→ Written exercise
Exactly as written, write out the lines below from the first to the one containing "import * as", inclusive. Pictures do not belong in the copy.

— BEGIN Raw data —

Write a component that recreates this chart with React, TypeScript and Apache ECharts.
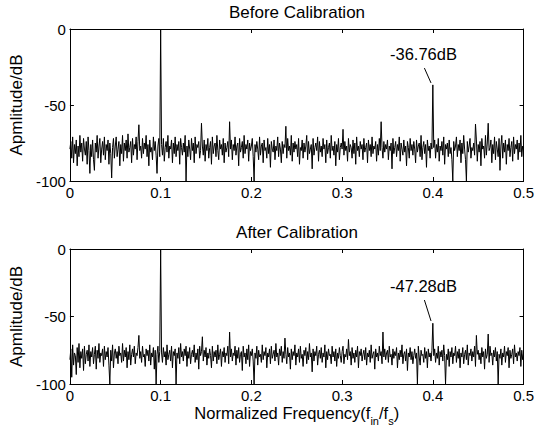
import React, { useEffect, useRef } from "react";
import * as echarts from "echarts";

// Normalized frequency step between spectrum bins (0 .. 0.5)
const FREQ_STEP = 0.001;
const X_TICKS = [0, 0.1, 0.2, 0.3, 0.4, 0.5];
const Y_TICKS = [-100, -50, 0];
const TITLES = ["Before Calibration", "After Calibration"];
const ANNOTATIONS = ["-36.76dB", "-47.28dB"];

// Spectrum before calibration (dB), bins 0..500
const beforeDb = [
  -79, -74, -85, -71, -88, -76, -82, -73, -90, -77, -84, -70, -81, -75, -87, -72, -79, -83, -74, -89, -71, -80, -95, -76, -84,
  -73, -86, -93, -75, -81, -70, -85, -77, -72, -88, -79, -74, -83, -71, -86, -76, -80, -73, -89, -75, -82, -98, -78, -72, -85,
  -77, -71, -84, -79, -74, -90, -76, -82, -70, -87, -75, -80, -73, -85, -69, -81, -78, -74, -88, -72, -83, -76, -79, -71, -86,
  -74, -63, -80, -77, -85, -72, -82, -75, -79, -70, -84, -76, -90, -73, -81, -78, -86, -71, -80, -74, -83, -95, -77, -72, -84,
  0, -76, -83, -72, -87, -78, -74, -81, -70, -85, -77, -79, -73, -88, -75, -82, -71, -84, -76, -80, -74, -89, -72, -78, -83,
  -75, -81, -70, -100, -77, -84, -73, -79, -86, -72, -80, -75, -88, -71, -82, -76, -78, -74, -85, -80, -62, -77, -83, -73, -87,
  -76, -80, -72, -85, -78, -74, -89, -71, -82, -77, -75, -84, -70, -80, -86, -73, -79, -76, -83, -72, -88, -75, -81, -78, -74,
  -84, -61, -79, -73, -86, -76, -80, -71, -83, -77, -75, -90, -72, -81, -78, -74, -85, -70, -82, -76, -79, -73, -87, -75, -80,
  -77, -72, -84, -100, -76, -81, -74, -79, -86, -71, -83, -77, -75, -88, -73, -80, -78, -85, -72, -82, -76, -91, -74, -79, -81,
  -73, -86, -77, -80, -71, -84, -75, -79, -88, -74, -82, -76, -78, -64, -85, -72, -80, -77, -83, -70, -87, -75, -81, -74, -79,
  -76, -84, -72, -89, -78, -80, -73, -85, -75, -81, -77, -70, -86, -74, -82, -79, -76, -92, -72, -83, -78, -75, -80, -71, -87,
  -74, -81, -77, -84, -72, -79, -76, -88, -73, -82, -78, -75, -85, -70, -80, -77, -83, -74, -90, -76, -81, -72, -86, -78, -75,
  -79, -66, -83, -74, -80, -77, -87, -72, -81, -76, -78, -85, -73, -82, -75, -89, -71, -80, -77, -84, -74, -79, -76, -86, -72,
  -81, -78, -75, -88, -73, -80, -76, -84, -71, -82, -77, -79, -74, -87, -76, -83, -72, -80, -61, -78, -85, -74, -81, -76, -79,
  -73, -86, -77, -80, -75, -92, -72, -82, -78, -74, -84, -76, -80, -71, -87, -75, -79, -83, -73, -81, -77, -90, -74, -78, -85,
  -72, -80, -76, -83, -74, -79, -88, -73, -81, -77, -75, -84, -70, -86, -78, -74, -82, -76, -91, -73, -80, -77, -85, -75, -79,
  -36.76, -78, -73, -85, -76, -81, -72, -87, -77, -80, -74, -83, -71, -89, -76, -79, -75, -84, -73, -82, -78, -86, -100, -74, -80,
  -77, -71, -84, -76, -80, -73, -88, -75, -82, -70, -79, -86, -100, -74, -81, -77, -72, -85, -78, -80, -75, -83, -62.5, -73, -87,
  -76, -81, -74, -90, -72, -79, -77, -85, -70, -83, -75, -62, -80, -78, -73, -88, -76, -82, -71, -86, -74, -79, -84, -72, -93,
  -77, -70, -85, -75, -81, -73, -89, -76, -80, -72, -84, -78, -74, -87, -71, -82, -76, -79, -73, -86, -75, -81, -70, -84, -77,
  -78,
];

// Spectrum after calibration (dB), bins 0..500
const afterDb = [
  -82, -74, -95, -71, -86, -77, -79, -93, -73, -84, -70, -88, -76, -81, -74, -90, -72, -85, -78, -75, -83, -71, -87, -76, -80,
  -73, -85, -78, -72, -89, -75, -81, -70, -84, -77, -79, -74, -87, -72, -82, -76, -80, -73, -86, -100, -75, -83, -71, -88, -77,
  -74, -81, -76, -85, -72, -79, -77, -84, -70, -83, -75, -80, -73, -88, -76, -82, -71, -86, -78, -74, -80, -72, -85, -77, -79,
  -73, -64, -81, -76, -84, -72, -80, -78, -87, -74, -79, -75, -83, -71, -86, -77, -80, -73, -89, -75, -100, -78, -72, -84, -76,
  0, -77, -84, -73, -80, -76, -86, -71, -82, -78, -75, -83, -72, -88, -76, -79, -74, -100, -77, -81, -73, -85, -70, -80, -76,
  -83, -74, -79, -72, -87, -76, -81, -73, -85, -78, -75, -80, -71, -84, -77, -82, -74, -89, -72, -79, -76, -65, -83, -75, -80,
  -73, -86, -77, -81, -74, -79, -88, -72, -83, -76, -80, -75, -85, -71, -82, -78, -74, -87, -76, -80, -73, -84, -77, -79, -72,
  -85, -61.5, -80, -74, -83, -77, -79, -72, -86, -75, -81, -73, -84, -78, -76, -90, -72, -80, -77, -85, -74, -82, -71, -87, -76,
  -79, -74, -83, -100, -77, -81, -72, -86, -75, -80, -78, -84, -71, -82, -76, -79, -73, -88, -77, -80, -74, -85, -72, -81, -78,
  -75, -83, -70, -80, -77, -86, -74, -79, -72, -84, -76, -81, -66, -78, -85, -73, -80, -77, -89, -74, -82, -76, -79, -71, -86,
  -77, -80, -74, -84, -72, -81, -78, -87, -75, -79, -73, -85, -76, -82, -70, -80, -77, -91, -74, -83, -76, -79, -72, -86, -78,
  -75, -81, -73, -84, -77, -80, -71, -88, -76, -82, -74, -79, -78, -85, -72, -80, -76, -83, -74, -87, -77, -81, -73, -79, -84,
  -76, -72, -85, -78, -80, -74, -82, -67, -79, -76, -86, -73, -81, -77, -84, -75, -80, -72, -88, -76, -79, -74, -83, -78, -75,
  -82, -73, -86, -77, -80, -75, -84, -71, -81, -78, -76, -89, -74, -80, -77, -83, -72, -79, -76, -85, -61.5, -80, -74, -82, -77,
  -75, -84, -72, -80, -78, -86, -74, -81, -76, -79, -73, -88, -77, -82, -75, -80, -71, -85, -78, -76, -83, -74, -90, -77, -80,
  -73, -82, -76, -85, -79, -74, -81, -77, -100, -72, -80, -86, -75, -79, -78, -84, -73, -81, -76, -88, -74, -80, -77, -83, -75,
  -55, -79, -74, -84, -77, -81, -72, -86, -76, -80, -75, -83, -71, -79, -100, -78, -82, -74, -87, -76, -80, -73, -85, -77, -79,
  -72, -84, -76, -81, -74, -88, -77, -80, -73, -85, -78, -75, -82, -71, -86, -77, -79, -74, -83, -76, -80, -72, -87, -64, -78,
  -75, -82, -77, -85, -73, -80, -76, -89, -74, -81, -78, -63, -84, -72, -79, -77, -86, -75, -80, -73, -83, -76, -100, -78, -81,
  -74, -86, -77, -80, -72, -84, -76, -79, -73, -88, -75, -81, -78, -74, -85, -71, -80, -77, -83, -76, -79, -73, -87, -75, -82,
  -77,
];

// Arrow endpoints (data coords) for the two annotations
const arrowStart = [
  [0.3907, -25.7],
  [0.3907, -37.8],
];
const arrowEnd = [
  [0.398, -35.5],
  [0.398, -53.3],
];

const FONT = "Liberation Sans, Arial, Helvetica, sans-serif";

export default function App() {
  const ref = useRef<HTMLDivElement>(null);

  useEffect(() => {
    if (!ref.current) return;
    const chart = echarts.init(ref.current, null, { renderer: "svg" });

    const grids = [
      { left: 66, top: 29, width: 462, height: 152 },
      { left: 66, top: 249, width: 462, height: 135 },
    ];
    const series = [beforeDb, afterDb];

    const fmt = (v: number) => String(parseFloat(v.toFixed(1)));

    const xAxes: any[] = [];
    const yAxes: any[] = [];
    grids.forEach((_, g) => {
      const base = {
        type: "value",
        gridIndex: g,
        min: X_TICKS[0],
        max: X_TICKS[X_TICKS.length - 1],
        interval: 0.1,
        splitLine: { show: false },
        axisLine: { show: true, onZero: false, lineStyle: { color: "#000", width: 1 } },
        axisTick: { show: true, inside: true, length: 4, lineStyle: { color: "#000" } },
      };
      xAxes.push({
        ...base,
        position: "bottom",
        axisLabel: { show: true, color: "#000", fontSize: 15, fontFamily: FONT, margin: 4, formatter: fmt, hideOverlap: false },
        ...(g === 1
          ? {
              name: "{n|Normalized Frequency(f}{s|in}{n|/f}{s|s}{n|)}",
              nameLocation: "middle",
              nameGap: 20,
              nameTextStyle: {
                color: "#000",
                fontFamily: FONT,
                rich: {
                  n: { fontSize: 16.5, lineHeight: 22, verticalAlign: "top", color: "#000", fontFamily: FONT },
                  s: { fontSize: 11, lineHeight: 22, verticalAlign: "bottom", color: "#000", fontFamily: FONT },
                },
              },
            }
          : {}),
      });
      xAxes.push({ ...base, position: "top", axisLabel: { show: false } });

      const ybase = {
        type: "value",
        gridIndex: g,
        min: Y_TICKS[0],
        max: Y_TICKS[Y_TICKS.length - 1],
        interval: 50,
        splitLine: { show: false },
        axisLine: { show: true, onZero: false, lineStyle: { color: "#000", width: 1 } },
        axisTick: { show: true, inside: true, length: 4, lineStyle: { color: "#000" } },
      };
      yAxes.push({
        ...ybase,
        position: "left",
        axisLabel: { show: true, color: "#000", fontSize: 15, fontFamily: FONT, margin: 4 },
        name: "Apmlitude/dB",
        nameLocation: "middle",
        nameRotate: 90,
        nameGap: 39,
        nameTextStyle: { color: "#000", fontSize: 17, fontFamily: FONT },
      });
      yAxes.push({ ...ybase, position: "right", axisLabel: { show: false } });
    });

    const seriesOpts = series.map((arr, g) => ({
      type: "line",
      xAxisIndex: g * 2,
      yAxisIndex: g * 2,
      data: arr.map((v, i) => [i * FREQ_STEP, v]),
      showSymbol: false,
      symbol: "none",
      lineStyle: { color: "#000", width: 1 },
      silent: true,
      clip: true,
      markLine: {
        silent: true,
        symbol: ["none", "arrow"],
        symbolSize: [0, 8],
        label: { show: false },
        lineStyle: { color: "#000", width: 1, type: "solid" },
        data: [[{ coord: arrowStart[g] }, { coord: arrowEnd[g] }]],
      },
      markPoint: {
        silent: true,
        symbol: "circle",
        symbolSize: 1,
        itemStyle: { color: "rgba(0,0,0,0)" },
        label: {
          show: true,
          position: "top",
          distance: 2,
          color: "#000",
          fontSize: 16.5,
          fontFamily: FONT,
          formatter: ANNOTATIONS[g],
        },
        data: [{ coord: [arrowStart[g][0] - 0.001, arrowStart[g][1] + 2] }],
      },
    }));

    chart.setOption({
      animation: false,
      backgroundColor: "#fff",
      grid: grids.map((gr) => ({ ...gr, show: false, containLabel: false })),
      xAxis: xAxes,
      yAxis: yAxes,
      series: seriesOpts,
      graphic: TITLES.map((t, g) => ({
        type: "text",
        x: grids[g].left + grids[g].width / 2,
        y: grids[g].top - 17,
        style: {
          text: t,
          align: "center",
          verticalAlign: "middle",
          fontSize: 17,
          fontFamily: FONT,
          fill: "#000",
        },
      })),
    });

    return () => chart.dispose();
  }, []);

  return (
    <div
      ref={ref}
      style={{ position: "fixed", left: 0, top: 0, width: 537, height: 430, background: "#fff" }}
    />
  );
}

— END Raw data —

→ Final result
Write a component that recreates this chart with React, TypeScript and Apache ECharts.
import React, { useEffect, useRef } from "react";
import * as echarts from "echarts";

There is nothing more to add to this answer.